Job: Print exactly the lines that run from the line containing "Rebuild this chart" to the line containing "var refValue = -0.02;", both included, and nothing else; pictures stay out.

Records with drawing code

---*---

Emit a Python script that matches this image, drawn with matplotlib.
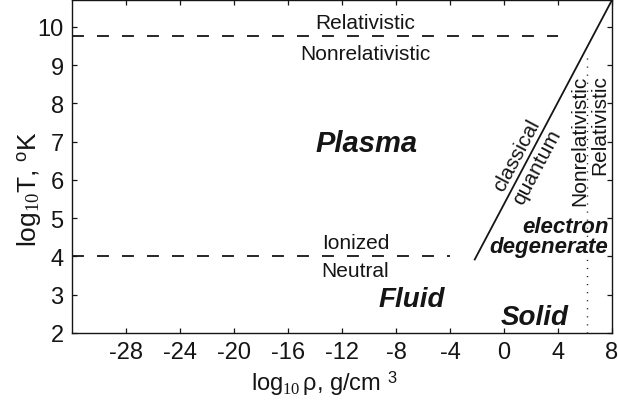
import matplotlib
matplotlib.use("Agg")
import matplotlib.pyplot as plt

plt.rcParams['font.family'] = ['Liberation Sans', 'DejaVu Sans']
plt.rcParams['mathtext.fontset'] = 'custom'
plt.rcParams['mathtext.rm'] = 'Liberation Serif'
plt.rcParams['mathtext.it'] = 'Liberation Serif:italic'
plt.rcParams['mathtext.bf'] = 'Liberation Serif:bold'
plt.rcParams['mathtext.sf'] = 'Liberation Sans'
plt.rcParams['axes.unicode_minus'] = False

# ---- data ----
x_ticks = [-28, -24, -20, -16, -12, -8, -4, 0, 4, 8]
y_ticks = [2, 3, 4, 5, 6, 7, 8, 9, 10]
xlim = [-32, 8]
ylim = [2, 10.7]

rel_line_x = [-32, 4]
rel_line_y = [9.75, 9.75]
ion_line_x = [-32, -4]
ion_line_y = [4, 4]
quant_line_x = [-2.2, 8]
quant_line_y = [3.9, 10.7]
degen_line_x = [6.15, 6.15]
degen_line_y = [2, 9.2]

ink = '#151515'

fig = plt.figure(figsize=(6.18, 4.06), dpi=100)
ax = fig.add_axes([72/618, 72/406, 540/618, 333/406])

lw_d = 1.3
ax.plot(rel_line_x, rel_line_y, color=ink, lw=lw_d, dashes=(8.6/lw_d, 9.4/lw_d))
ax.plot(ion_line_x, ion_line_y, color=ink, lw=lw_d, dashes=(8.6/lw_d, 9.4/lw_d))
ax.plot(quant_line_x, quant_line_y, color=ink, lw=1.3, solid_capstyle='butt')
ax.plot(degen_line_x, degen_line_y, color=ink, lw=1.0, dashes=(0.8, 5.0))

ax.set_xlim(xlim)
ax.set_ylim(ylim)
ax.set_xticks(x_ticks)
ax.set_yticks(y_ticks)
ax.set_xticklabels([str(v) for v in x_ticks])
ax.set_yticklabels([str(v) for v in y_ticks])
ax.tick_params(direction='in', length=3.5, width=0.9, top=True, right=True,
               labelsize=17, colors=ink, pad=6)
for s in ax.spines.values():
    s.set_linewidth(1.0)
    s.set_color(ink)

ax.set_xlabel('log$_{10}\\,$ρ, g/cm $^{\\mathsf{3}}$', fontsize=17, color=ink)
ax.xaxis.set_label_coords(0.468, -0.148)
ax.xaxis.label.set_va('center')
ax.set_ylabel('log$_{10}$T, $^{\\mathsf{o}}$K', fontsize=19, color=ink)
ax.yaxis.set_label_coords(-0.08, 0.435)
ax.yaxis.label.set_va('center')

# region labels
ax.text(-10.3, 10.1, 'Relativistic', fontsize=15, ha='center', va='center', color=ink)
ax.text(-10.3, 9.3, 'Nonrelativistic', fontsize=15, ha='center', va='center', color=ink)
ax.text(-11.0, 4.37, 'Ionized', fontsize=15, ha='center', va='center', color=ink)
ax.text(-11.0, 3.62, 'Neutral', fontsize=15, ha='center', va='center', color=ink)
ax.text(-10.2, 6.96, 'Plasma', fontsize=21, ha='center', va='center',
        fontweight='bold', fontstyle='italic', color=ink)
ax.text(-6.8, 2.9, 'Fluid', fontsize=20, ha='center', va='center',
        fontweight='bold', fontstyle='italic', color=ink)
ax.text(2.3, 2.41, 'Solid', fontsize=20, ha='center', va='center',
        fontweight='bold', fontstyle='italic', color=ink)
ax.text(7.75, 4.79, 'electron', fontsize=16, ha='right', va='center',
        fontweight='bold', fontstyle='italic', color=ink)
ax.text(7.75, 4.27, 'degenerate', fontsize=16, ha='right', va='center',
        fontweight='bold', fontstyle='italic', color=ink)
ax.text(0.96, 6.65, 'classical', fontsize=15, ha='center', va='center',
        rotation=62, rotation_mode='anchor', color=ink)
ax.text(2.44, 6.36, 'quantum', fontsize=15, ha='center', va='center',
        rotation=62, rotation_mode='anchor', color=ink)
ax.text(5.6, 8.76, 'Nonrelativistic', fontsize=15, ha='center', va='top',
        rotation=90, color=ink)
ax.text(7.1, 8.76, 'Relativistic', fontsize=15, ha='center', va='top',
        rotation=90, color=ink)

fig.savefig('out.png', dpi=100)
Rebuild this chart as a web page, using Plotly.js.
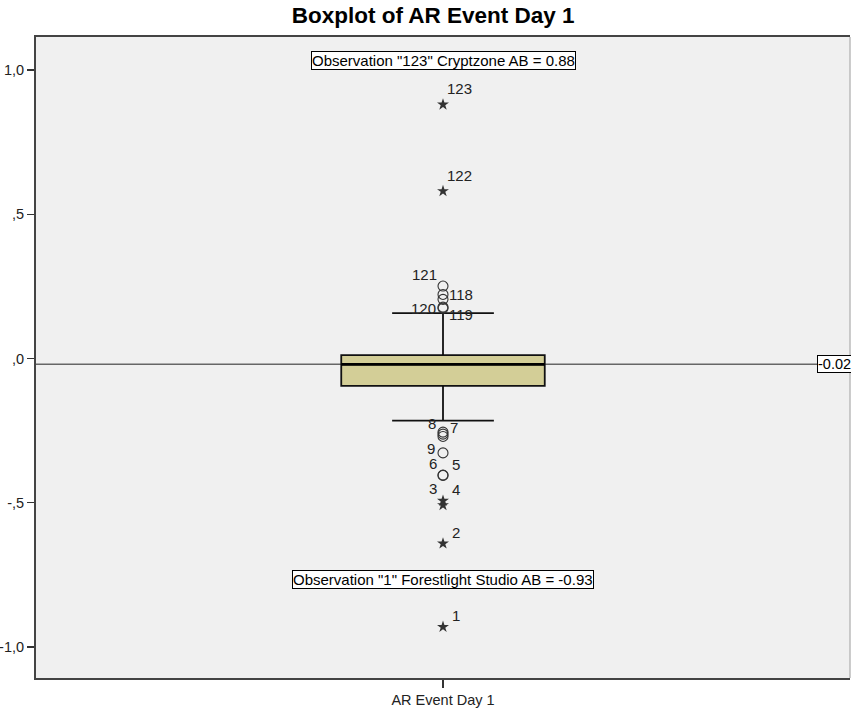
<!DOCTYPE html>
<html>
<head>
<meta charset="utf-8">
<script src="https://cdn.plot.ly/plotly-3.0.1.min.js"></script>
<style>html,body{margin:0;padding:0;background:#fff;}#chart{width:851px;height:709px;}</style>
</head>
<body>
<div id="chart"></div>
<script>
// ---- data ----
var category = "AR Event Day 1";
var q1 = -0.095, median = -0.02, q3 = 0.012;
var lowerWhisker = -0.215, upperWhisker = 0.157;
var refValue = -0.02;

// mild outliers (circles)
var circleValues = [0.251, 0.222, 0.205, 0.178, 0.174, -0.255, -0.262, -0.27, -0.327, -0.404, -0.405];
var circleLabels = ["121", "118", "", "120", "119", "8", "7", "", "9", "6", "5"];
// extreme outliers (stars)
var starValues = [0.88, 0.58, -0.493, -0.508, -0.641, -0.93];
var starLabels = ["123", "122", "3", "4", "2", "1"];

var tickVals = [-1.0, -0.5, 0.0, 0.5, 1.0];
var tickText = ["-1,0", "-,5", ",0", ",5", "1,0"];

var calloutTop = 'Observation "123" Cryptzone AB = 0.88';
var calloutBottom = 'Observation "1" Forestlight Studio AB = -0.93';

// ---- label placement (style) ----
var circleSides = ["tl", "r", "", "l", "br", "tl8", "tr7", "", "l9", "tl", "trw", ""];
var starSides = ["tr", "tr", "tl", "trh", "trw", "trw"];
var sideStyle = {
  "tl":  {xa: "right", dx: -4, dy: 12},
  "tl8": {xa: "right", dx: -5, dy: 9},
  "tr":  {xa: "left", dx: 2, dy: 16},
  "tr7": {xa: "left", dx: 5, dy: 7},
  "trw": {xa: "left", dx: 7, dy: 11},
  "trh": {xa: "left", dx: 7, dy: 16},
  "r":   {xa: "left", dx: 4, dy: 0},
  "br":  {xa: "left", dx: 4, dy: -6},
  "l":   {xa: "right", dx: -5, dy: -1},
  "l9":  {xa: "right", dx: -6, dy: 4}
};

var boxWidth = 1.0;
var xc = 0;
var font = "Liberation Sans, Arial, sans-serif";

var traces = [
  {
    type: "box", x: [xc], q1: [q1], median: [median], q3: [q3],
    lowerfence: [lowerWhisker], upperfence: [upperWhisker],
    boxpoints: false, width: boxWidth, whiskerwidth: 0.5,
    fillcolor: "#D3CE97", line: {color: "#111", width: 1.8},
    hoverinfo: "skip", showlegend: false
  },
  {
    type: "scatter", mode: "lines",
    x: [xc - boxWidth / 2, xc + boxWidth / 2], y: [median, median],
    line: {color: "#000", width: 2.8}, hoverinfo: "skip", showlegend: false
  },
  {
    type: "scatter", mode: "markers",
    x: circleValues.map(function(){return xc;}), y: circleValues,
    marker: {symbol: "circle-open", size: 10, color: "#333", line: {width: 1.1}},
    hoverinfo: "skip", showlegend: false
  },
  {
    type: "scatter", mode: "markers",
    x: starValues.map(function(){return xc;}), y: starValues,
    marker: {symbol: "star", size: 9, color: "#333", line: {width: 0}},
    hoverinfo: "skip", showlegend: false
  }
];

var annotations = [];
function addLabels(vals, labs, sides) {
  for (var i = 0; i < vals.length; i++) {
    if (!labs[i]) continue;
    var s = sideStyle[sides[i]];
    annotations.push({
      x: xc, y: vals[i], xref: "x", yref: "y", text: labs[i], showarrow: false,
      xanchor: s.xa, yanchor: "middle", xshift: s.dx, yshift: s.dy,
      font: {family: font, size: 15, color: "#222"}
    });
  }
}
addLabels(circleValues, circleLabels, circleSides);
addLabels(starValues, starLabels, starSides);

annotations.push({
  xref: "x", yref: "paper", x: xc, y: 0.963, text: calloutTop, showarrow: false,
  xanchor: "center", yanchor: "middle", bgcolor: "#fff", bordercolor: "#000",
  borderwidth: 1, borderpad: 0, font: {family: font, size: 15, color: "#000"}
});
annotations.push({
  xref: "x", yref: "paper", x: xc, y: 0.1537, text: calloutBottom, showarrow: false,
  xanchor: "center", yanchor: "middle", bgcolor: "#fff", bordercolor: "#000",
  borderwidth: 1, borderpad: 0, font: {family: font, size: 15, color: "#000"}
});
annotations.push({
  xref: "paper", yref: "y", x: 1, y: refValue, text: String(refValue.toFixed(2)),
  showarrow: false, xanchor: "right", yanchor: "middle", xshift: 2,
  bgcolor: "#fff", bordercolor: "#000", borderwidth: 1, borderpad: 0,
  font: {family: font, size: 14.5, color: "#000"}
});

var layout = {
  width: 851, height: 709,
  margin: {l: 36, r: 1, t: 37, b: 31},
  paper_bgcolor: "#fff", plot_bgcolor: "#F0F0F0",
  hovermode: false,
  title: {text: "<b>Boxplot of " + category + "</b>", x: 0.509, xanchor: "center",
          y: 0.979, yanchor: "middle", yref: "container",
          font: {family: font, size: 22.5, color: "#000"}},
  xaxis: {
    range: [-2, 2], tickvals: [xc], ticktext: [category], ticks: "outside",
    ticklen: 8, tickwidth: 1.5, tickcolor: "#333", showgrid: false, zeroline: false,
    showline: true, linecolor: "#444", linewidth: 2, mirror: true,
    tickfont: {family: font, size: 14.5, color: "#222"}, fixedrange: true
  },
  yaxis: {
    range: [-1.107, 1.114], tickvals: tickVals, ticktext: tickText, ticks: "outside",
    ticklen: 7, tickwidth: 1.3, tickcolor: "#333", showgrid: false, zeroline: false,
    showline: true, linecolor: "#444", linewidth: 2,
    tickfont: {family: font, size: 14.5, color: "#222"}, fixedrange: true
  },
  shapes: [
    {type: "line", xref: "paper", yref: "y", x0: 0, x1: 1, y0: refValue, y1: refValue,
     line: {color: "#666", width: 1.5}, layer: "below"},
    {type: "line", xref: "paper", yref: "paper", x0: 1, x1: 1, y0: 0, y1: 1,
     line: {color: "#bbb", width: 1.5}}
  ],
  annotations: annotations
};

Plotly.newPlot("chart", traces, layout, {staticPlot: true, displayModeBar: false});
</script>
</body>
</html>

---*---

Response:
Rebuild this chart as a web page, using Plotly.js.
<!DOCTYPE html>
<html>
<head>
<meta charset="utf-8">
<script src="https://cdn.plot.ly/plotly-3.0.1.min.js"></script>
<style>html,body{margin:0;padding:0;background:#fff;}#chart{width:851px;height:709px;}</style>
</head>
<body>
<div id="chart"></div>
<script>
// ---- data ----
var category = "AR Event Day 1";
var q1 = -0.095, median = -0.02, q3 = 0.012;
var lowerWhisker = -0.215, upperWhisker = 0.157;
var refValue = -0.02;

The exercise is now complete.